3. Use a metronome when you are ready.

A metronome is a device that sets the beat's tempo, measured in beats per minute, and abbreviated to bpm. Practicing with a metronome will help you develop good timekeeping, but we generally recommend that you are confident playing basic drum beats first. While it will ultimately benefit your drumming, a metronome can be somewhat distracting in the early days of playing. Once you are satisfied that you have control over the beat you are developing at slow speed, try playing with a metronome at 50 bpm, and be sure to count out loud. In fact, it's a good idea to count along with just the metronome before you attempt to play the beat. The closing comments in our first free video will coach you through how to count with a metronome. There are plenty of good metronome apps available, and many are free.

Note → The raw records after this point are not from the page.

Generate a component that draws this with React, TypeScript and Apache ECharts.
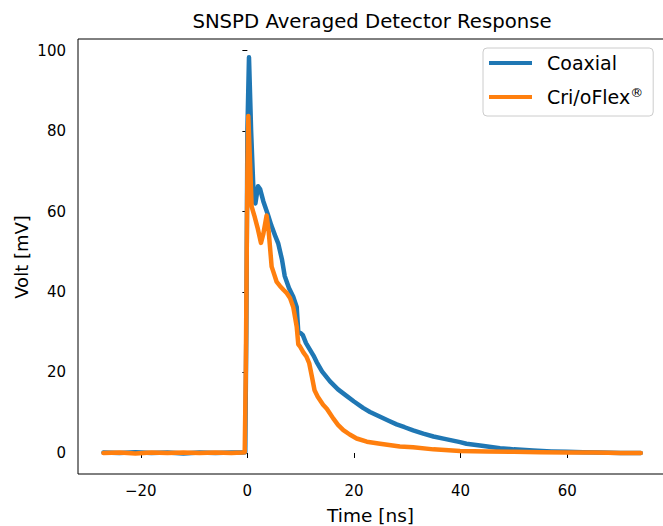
import React, { useEffect, useRef } from "react";
import * as echarts from "echarts";

const coaxialTime = [-27, -24, -21, -18, -15, -12, -9, -6, -3, -1, -0.4, -0.2, 0, 0.3, 0.7, 1.2, 1.5, 2.0, 2.4, 3.0, 3.9, 4.5, 5.2, 5.8, 6.5, 7.0, 7.8, 8.6, 9.25, 9.55, 10.0, 10.4, 11.0, 12.4, 13.0, 14.0, 15.5, 17.0, 18.6, 20.0, 21.7, 23.0, 24.9, 26.5, 28.0, 29.5, 31.1, 33.0, 34.9, 37.0, 39.9, 41.1, 44.0, 47.4, 50.0, 53.6, 57.0, 59.9, 63.0, 66.0, 70.0, 73.8];
const coaxialVolt = [0.1, 0.0, 0.2, 0.0, 0.1, -0.1, 0.1, 0.0, 0.1, 0.1, 0.2, 30, 80, 98.3, 80, 63, 62, 66.3, 65.5, 62.5, 59, 56.5, 54, 52, 48, 44, 41, 38.8, 36.3, 30, 29.8, 29.3, 27.3, 24.2, 22.6, 20.3, 17.8, 15.8, 14.2, 12.8, 11.2, 10.2, 9.0, 8.0, 7.1, 6.4, 5.6, 4.8, 4.1, 3.5, 2.7, 2.3, 1.8, 1.2, 0.9, 0.6, 0.4, 0.3, 0.2, 0.1, 0.0, 0.0];

const crioflexTime = [-27, -24, -21, -18, -15, -12, -9, -6, -3, -1, -0.5, -0.3, 0.0, 0.17, 0.5, 0.8, 1.3, 1.9, 2.55, 3.0, 3.6, 4.0, 4.55, 5.0, 5.5, 6.1, 6.8, 7.4, 8.0, 8.6, 9.25, 9.55, 9.9, 10.5, 11.1, 11.6, 12.1, 12.6, 13.2, 14.2, 14.9, 16.1, 17.0, 18.0, 19.2, 20.5, 22.4, 24.9, 28.6, 31.1, 34.9, 39.9, 45, 50, 55, 60, 65, 70, 73.8];
const crioflexVolt = [0.0, 0.1, -0.1, 0.1, 0.0, 0.1, 0.0, 0.1, 0.0, 0.1, 0.2, 20, 70, 83.7, 72, 61.2, 59, 56, 52.2, 54.5, 59, 55, 46.3, 44.5, 42.5, 41.5, 40.5, 39.7, 38.5, 36.3, 31.4, 27, 26.4, 25, 23.9, 22.3, 19, 15.6, 14.0, 12.0, 11.0, 8.6, 7.0, 5.7, 4.6, 3.6, 2.8, 2.3, 1.6, 1.4, 0.9, 0.5, 0.4, 0.3, 0.2, 0.1, 0.1, 0.0, 0.0];

const xTicks = [-20, 0, 20, 40, 60];
const yTicks = [0, 20, 40, 60, 80, 100];

const seriesNames = ["Coaxial", "Cri/oFlex®"];
const seriesColors = ["#1f77b4", "#ff7f0e"];

const FONT = "DejaVu Sans";
const CHART_W = 700;

export default function App() {
  const ref = useRef<HTMLDivElement>(null);
  useEffect(() => {
    if (!ref.current) return;
    const chart = echarts.init(ref.current, null, { renderer: "svg" });
    const pairs = (xs: number[], ys: number[]) => xs.map((x, i) => [x, ys[i]]);
    const gridLeft = 78;
    const gridTop = 39;
    const gridW = 589.4;
    const gridH = 435;
    chart.setOption({
      animation: false,
      textStyle: { fontFamily: FONT },
      grid: {
        left: gridLeft,
        top: gridTop,
        right: CHART_W - gridLeft - gridW,
        height: gridH,
        show: true,
        borderColor: "#000",
        borderWidth: 1,
        backgroundColor: "transparent",
      },
      xAxis: {
        type: "value",
        min: -31.78,
        max: 78.8,
        axisLine: { show: false },
        splitLine: { show: false },
        axisTick: { show: true, length: 5, lineStyle: { color: "#000" }, customValues: xTicks },
        axisLabel: {
          customValues: xTicks,
          color: "#000",
          fontSize: 15,
          fontFamily: FONT,
          margin: 9,
          formatter: (v: number) => (v < 0 ? "\u2212" + Math.abs(v) : String(v)),
        },
      },
      yAxis: {
        type: "value",
        min: -5.22,
        max: 102.86,
        axisLine: { show: false },
        splitLine: { show: false },
        axisTick: { show: true, length: 5, lineStyle: { color: "#000" }, customValues: yTicks },
        axisLabel: {
          customValues: yTicks,
          color: "#000",
          fontSize: 15,
          fontFamily: FONT,
          margin: 12,
        },
      },
      legend: {
        left: 483,
        top: 48,
        orient: "vertical",
        icon: "rect",
        itemWidth: 43,
        itemHeight: 4,
        itemGap: 12,
        padding: [4, 10, 8, 6],
        borderColor: "#cccccc",
        borderWidth: 1,
        borderRadius: 4,
        backgroundColor: "rgba(255,255,255,0.8)",
        data: seriesNames,
        formatter: (name: string) =>
          name.endsWith("®") ? name.slice(0, -1) + "{sup|®}" : name,
        textStyle: {
          color: "#000",
          fontSize: 19,
          fontFamily: FONT,
          lineHeight: 22,
          padding: [0, 0, 0, 10],
          rich: {
            sup: { fontSize: 13, lineHeight: 13, verticalAlign: "top", fontFamily: FONT, color: "#000" },
          },
        },
      },
      graphic: [
        {
          type: "text",
          x: 372,
          y: 21,
          style: {
            text: "SNSPD Averaged Detector Response",
            fontSize: 19.7,
            fontFamily: FONT,
            fill: "#000",
            textAlign: "center",
            textVerticalAlign: "middle",
          },
        },
        {
          type: "text",
          x: 370.6,
          y: 515,
          style: {
            text: "Time [ns]",
            fontSize: 18.5,
            fontFamily: FONT,
            fill: "#000",
            textAlign: "center",
            textVerticalAlign: "middle",
          },
        },
        {
          type: "text",
          x: 21,
          y: 257,
          rotation: Math.PI / 2,
          style: {
            text: "Volt [mV]",
            fontSize: 18,
            fontFamily: FONT,
            fill: "#000",
            textAlign: "center",
            textVerticalAlign: "middle",
          },
        },
      ],
      series: [
        {
          name: seriesNames[0],
          type: "line",
          data: pairs(coaxialTime, coaxialVolt),
          showSymbol: false,
          symbol: "none",
          color: seriesColors[0],
          lineStyle: { width: 4.5, color: seriesColors[0], cap: "round", join: "round" },
          clip: true,
        },
        {
          name: seriesNames[1],
          type: "line",
          data: pairs(crioflexTime, crioflexVolt),
          showSymbol: false,
          symbol: "none",
          color: seriesColors[1],
          lineStyle: { width: 4.5, color: seriesColors[1], cap: "round", join: "round" },
          clip: true,
        },
      ],
    });
    return () => chart.dispose();
  }, []);
  return (
    <div
      style={{ position: "fixed", left: 0, top: 0, width: 663, height: 526, overflow: "hidden", background: "#fff" }}
    >
      <div ref={ref} style={{ width: CHART_W, height: 526 }} />
    </div>
  );
}
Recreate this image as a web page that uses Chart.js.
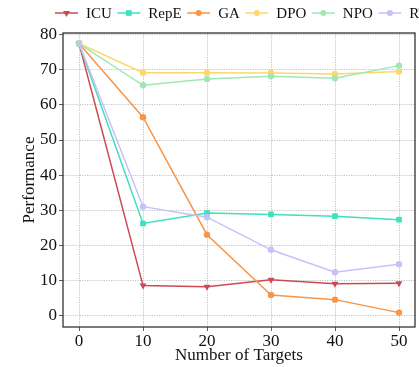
<!DOCTYPE html>
<html>
<head>
<meta charset="utf-8">
<script src="https://cdn.jsdelivr.net/npm/chart.js@4"></script>
<style>
  html, body { margin: 0; padding: 0; background: #fff; overflow: hidden; }
  #wrap { width: 419px; height: 367px; }
</style>
</head>
<body>
<div id="wrap"><canvas id="chart" width="419" height="367"></canvas></div>
<script>
const targets = [0, 10, 20, 30, 40, 50];
const seriesNames = ["ICU", "RepE", "GA", "DPO", "NPO", "RT"];
const icu = [77.5, 8.5, 8.2, 10.2, 9.0, 9.2];
const repe = [77.5, 26.2, 29.2, 28.8, 28.3, 27.3];
const ga = [77.5, 56.5, 23.0, 5.8, 4.5, 0.8];
const dpo = [77.5, 69.2, 69.2, 69.1, 68.8, 69.5];
const npo = [77.5, 65.6, 67.4, 68.2, 67.6, 71.2];
const rt = [77.5, 31.0, 28.0, 18.7, 12.3, 14.6];
const xTicks = [0, 10, 20, 30, 40, 50];
const yTicks = [0, 10, 20, 30, 40, 50, 60, 70, 80];

const colors = ["#cc4a52", "#3fe0bd", "#f79548", "#fdd76a", "#9fe8b4", "#cbbff9"];
const markers = ["triangle", "rect", "circle", "circle", "circle", "circle"];
const values = [icu, repe, ga, dpo, npo, rt];
const FONT = "'Liberation Serif', 'Times New Roman', serif";

function pointStyleFor(i) {
  if (i === 5) return targets.map((_, j) => (j === 0 ? "rect" : "circle"));
  return markers[i];
}

const datasets = seriesNames.map((name, i) => ({
  label: name,
  data: targets.map((x, j) => ({ x, y: values[i][j] })),
  borderColor: colors[i],
  backgroundColor: colors[i],
  borderWidth: 1.5,
  pointStyle: pointStyleFor(i),
  pointRotation: markers[i] === "triangle" ? 180 : 0,
  pointRadius: markers[i] === "circle" ? 3.2 : 4,
  pointBorderWidth: 0,
  order: 5 - i,
  tension: 0,
}));

// matplotlib style legend: line + marker + label, across the top
const topLegend = {
  id: "topLegend",
  afterDraw(chart) {
    const ctx = chart.ctx;
    let x = 55;
    const y = 13;
    ctx.save();
    ctx.font = "15px " + FONT;
    ctx.textBaseline = "middle";
    datasets.forEach((ds, i) => {
      ctx.strokeStyle = colors[i];
      ctx.fillStyle = colors[i];
      ctx.lineWidth = 1.5;
      ctx.beginPath();
      ctx.moveTo(x, y);
      ctx.lineTo(x + 23, y);
      ctx.stroke();
      Chart.helpers.drawPoint(ctx, {
        pointStyle: markers[i],
        radius: markers[i] === "circle" ? 3 : 4,
        rotation: markers[i] === "triangle" ? 180 : 0,
        borderWidth: 0,
      }, x + 11.5, y);
      ctx.fillStyle = "#111";
      ctx.fillText(ds.label, x + 31, y + 1);
      x += 31 + ctx.measureText(ds.label).width + 5.5;
    });
    ctx.restore();
  },
};

const frame = {
  id: "frame",
  afterDatasetsDraw(chart) {
    const { left, top, right, bottom } = chart.chartArea;
    const ctx = chart.ctx;
    ctx.save();
    ctx.strokeStyle = "#333";
    ctx.lineWidth = 1.3;
    ctx.strokeRect(left, top, right - left, bottom - top);
    ctx.restore();
  },
};

new Chart(document.getElementById("chart"), {
  type: "line",
  data: { datasets },
  options: {
    responsive: false,
    animation: false,
    layout: { padding: { top: 33, right: 2, left: 0, bottom: 0 } },
    plugins: { legend: { display: false }, tooltip: { enabled: false } },
    scales: {
      x: {
        type: "linear",
        min: -2.5,
        max: 52.5,
        afterFit(scale) { scale.height = 40; },
        afterBuildTicks(scale) { scale.ticks = xTicks.map((v) => ({ value: v })); },
        ticks: { font: { family: FONT, size: 17 }, color: "#111", padding: 0 },
        grid: { color: "#b4b4b4", lineWidth: 0.8, tickLength: 4, tickColor: "#333", tickBorderDash: [] },
        border: { display: false, dash: [1.2, 1.2] },
        title: { display: true, text: "Number of Targets", font: { family: FONT, size: 17 }, color: "#111", padding: { top: 0, bottom: 1 } },
      },
      y: {
        min: -3.3,
        max: 80.5,
        afterFit(scale) { scale.width = 63; },
        afterBuildTicks(scale) { scale.ticks = yTicks.map((v) => ({ value: v })); },
        ticks: { font: { family: FONT, size: 17 }, color: "#111", padding: 2 },
        grid: { color: "#b4b4b4", lineWidth: 0.8, tickLength: 4, tickColor: "#333", tickBorderDash: [] },
        border: { display: false, dash: [1.2, 1.2] },
        title: { display: true, text: "Performance", font: { family: FONT, size: 17 }, color: "#111", padding: { top: 19, bottom: 0 } },
      },
    },
  },
  plugins: [topLegend, frame],
});
</script>
</body>
</html>
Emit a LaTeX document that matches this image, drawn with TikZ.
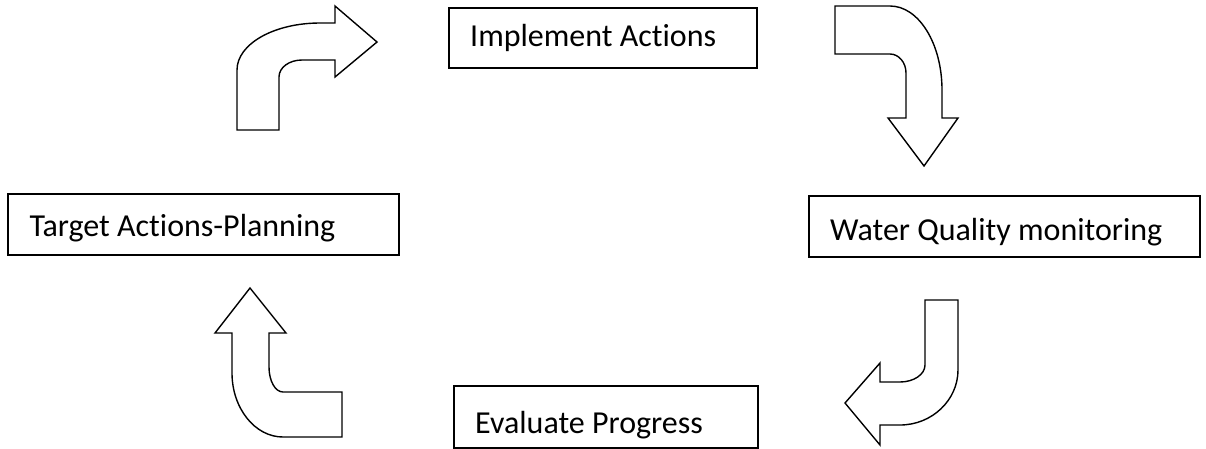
\documentclass[tikz,border=0pt]{standalone}
\usepackage{fontspec}
\setmainfont[Ligatures={NoCommon}]{Carlito}
\begin{document}
\begin{tikzpicture}[x=1pt,y=-1pt,
  box/.style={draw=black,line width=1.8pt,rectangle,inner sep=0pt,anchor=north west},
  lbl/.style={anchor=base west,inner sep=0pt,font=\fontsize{32}{36}\selectfont},
  bent/.style={draw=black,line width=1.4pt,line join=miter,fill=white}]
\useasboundingbox (0,0) rectangle (1206,448);
% boxes
\node[box,minimum width=308pt,minimum height=60pt] (impl) at (448,6.7) {};
\node[lbl] (implt) at (470,46.7) {Implement Actions};
\node[box,minimum width=391.6pt,minimum height=61pt] (target) at (6.7,193.3) {};
\node[lbl] (targett) at (29.3,236.7) {Target Actions-Planning};
\node[box,minimum width=391pt,minimum height=60.7pt] (water) at (808.3,195) {};
\node[lbl] (watert) at (830,240) {Water Quality monitoring};
\node[box,minimum width=303.4pt,minimum height=61.7pt] (eval) at (453.3,385) {};
\node[lbl] (evalt) at (475,433.3) {Evaluate Progress};
% bent arrows
\draw[bent] (237,130) -- (237,70) .. controls (237,44) and (274,23) .. (320,23)
  -- (335,23) -- (335,6) -- (377,42) -- (335,77) -- (335,60) -- (302,60)
  .. controls (289,60) and (279,67.6) .. (279,77) -- (279,130) -- cycle;
\draw[bent] (835,6) -- (890,6) .. controls (918.7,6) and (942,43.6) .. (942,90)
  -- (942,118) -- (958,118) -- (924,166) -- (888,118) -- (906,118) -- (906,73)
  .. controls (906,62.5) and (898.8,54) .. (890,54) -- (835,54) -- cycle;
\draw[bent] (925,300) -- (958,300) -- (958,370) .. controls (958,400) and (932,425) .. (900,425)
  -- (880,425) -- (880,445) -- (845,403) -- (880,363) -- (880,382) -- (900,382)
  .. controls (913.8,382) and (925,374.4) .. (925,365) -- cycle;
\draw[bent] (250,288) -- (286,333) -- (269,333) -- (269,367)
  .. controls (269,381) and (275.3,392) .. (283,392) -- (342,392) -- (342,437) -- (283,437)
  .. controls (254.8,437) and (232,408) .. (232,373) -- (232,333) -- (215,333) -- cycle;
\end{tikzpicture}
\end{document}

4. Learn to read basic music notation.

As outlined in this article, there are many benefits to learning to read music. For timekeeping, it is essential because learning to read music facilitates an understanding of rhythm. We learn rhythm through counting, and as discussed, counting out loud is one of the best things you can do to develop good timekeeping skills. The ability to count your drum beats and drum fills will help you play accurately with a metronome. Learning to read music notation will also help you understand the sticking concepts that build control. The more control you have over your playing, the more likely you will play with good timekeeping.

5. Play along with songs.

One of the best things you can do to work on your timekeeping, and certainly one of the most fun, is to play along with some of your favorite songs. Don't pick anything too fast to start with. It's always best to try something in the 50-70 bpm tempo range once you become confident with the basic beat you see in our first video. It's perfectly ok to simplify drum parts if it makes it easier to play. You'll certainly have more fun with this approach.